** START **
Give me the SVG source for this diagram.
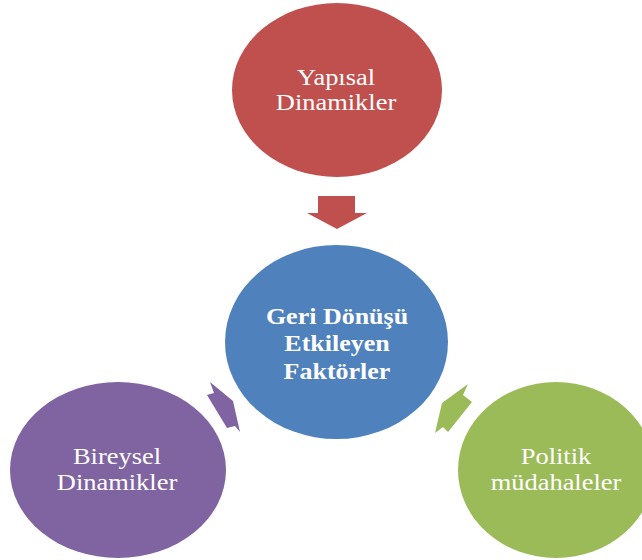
<svg xmlns="http://www.w3.org/2000/svg" width="642" height="560" viewBox="0 0 642 560">
<style>
.lbl{font-family:"Liberation Serif","Times New Roman",serif;font-size:23px;fill:#ffffff;text-anchor:middle}
.b{font-weight:bold}
</style>
<rect width="642" height="560" fill="#ffffff"/>
<g id="connectors">
<polygon id="arrow-red" fill="#C0504D" points="318,196 355,196 355,213 367,213 337,229 307,213 318,213"/>
<polygon id="arrow-purple" fill="#8064A2" points="210,382 233,401 240,432 235,426 227,428 207,395 214,393"/>
<polygon id="arrow-green" fill="#9BBB59" points="468,384 463,395 472,402 448,432 443,427 435,433 442,403"/>
</g>
<g id="node-yapisal">
<ellipse cx="337" cy="90" rx="105" ry="87" fill="#C0504D"/>
<text class="lbl" transform="translate(336 0) scale(1.15 1)"><tspan x="0" y="85">Yapısal</tspan><tspan x="0" y="110.5">Dinamikler</tspan></text>
</g>
<g id="node-geri">
<ellipse cx="336.5" cy="342" rx="111.5" ry="97" fill="#4F81BD"/>
<text class="lbl b" transform="translate(337 0) scale(1.13 1)"><tspan x="0" y="324">Geri Dönüşü</tspan><tspan x="0" y="351">Etkileyen</tspan><tspan x="0" y="379">Faktörler</tspan></text>
</g>
<g id="node-bireysel">
<ellipse cx="118" cy="470" rx="108" ry="88" fill="#8064A2"/>
<text class="lbl" transform="translate(117 0) scale(1.15 1)"><tspan x="0" y="464">Bireysel</tspan><tspan x="0" y="490.5">Dinamikler</tspan></text>
</g>
<g id="node-politik">
<ellipse cx="556" cy="470" rx="98" ry="88" fill="#9BBB59"/>
<text class="lbl" transform="translate(556 0) scale(1.15 1)"><tspan x="0" y="464">Politik</tspan><tspan x="0" y="490">müdahaleler</tspan></text>
</g>
</svg>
** END **
* Task brief
Reproduce the data word for word, excluding its pictures.

* Response to this exercise
Give me the SVG source for this diagram.
<svg xmlns="http://www.w3.org/2000/svg" width="642" height="560" viewBox="0 0 642 560">
<style>
.lbl{font-family:"Liberation Serif","Times New Roman",serif;font-size:23px;fill:#ffffff;text-anchor:middle}
.b{font-weight:bold}
</style>
<rect width="642" height="560" fill="#ffffff"/>
<g id="connectors">
<polygon id="arrow-red" fill="#C0504D" points="318,196 355,196 355,213 367,213 337,229 307,213 318,213"/>
<polygon id="arrow-purple" fill="#8064A2" points="210,382 233,401 240,432 235,426 227,428 207,395 214,393"/>
<polygon id="arrow-green" fill="#9BBB59" points="468,384 463,395 472,402 448,432 443,427 435,433 442,403"/>
</g>
<g id="node-yapisal">
<ellipse cx="337" cy="90" rx="105" ry="87" fill="#C0504D"/>
<text class="lbl" transform="translate(336 0) scale(1.15 1)"><tspan x="0" y="85">Yapısal</tspan><tspan x="0" y="110.5">Dinamikler</tspan></text>
</g>
<g id="node-geri">
<ellipse cx="336.5" cy="342" rx="111.5" ry="97" fill="#4F81BD"/>
<text class="lbl b" transform="translate(337 0) scale(1.13 1)"><tspan x="0" y="324">Geri Dönüşü</tspan><tspan x="0" y="351">Etkileyen</tspan><tspan x="0" y="379">Faktörler</tspan></text>
</g>
<g id="node-bireysel">
<ellipse cx="118" cy="470" rx="108" ry="88" fill="#8064A2"/>
<text class="lbl" transform="translate(117 0) scale(1.15 1)"><tspan x="0" y="464">Bireysel</tspan><tspan x="0" y="490.5">Dinamikler</tspan></text>
</g>
<g id="node-politik">
<ellipse cx="556" cy="470" rx="98" ry="88" fill="#9BBB59"/>
<text class="lbl" transform="translate(556 0) scale(1.15 1)"><tspan x="0" y="464">Politik</tspan><tspan x="0" y="490">müdahaleler</tspan></text>
</g>
</svg>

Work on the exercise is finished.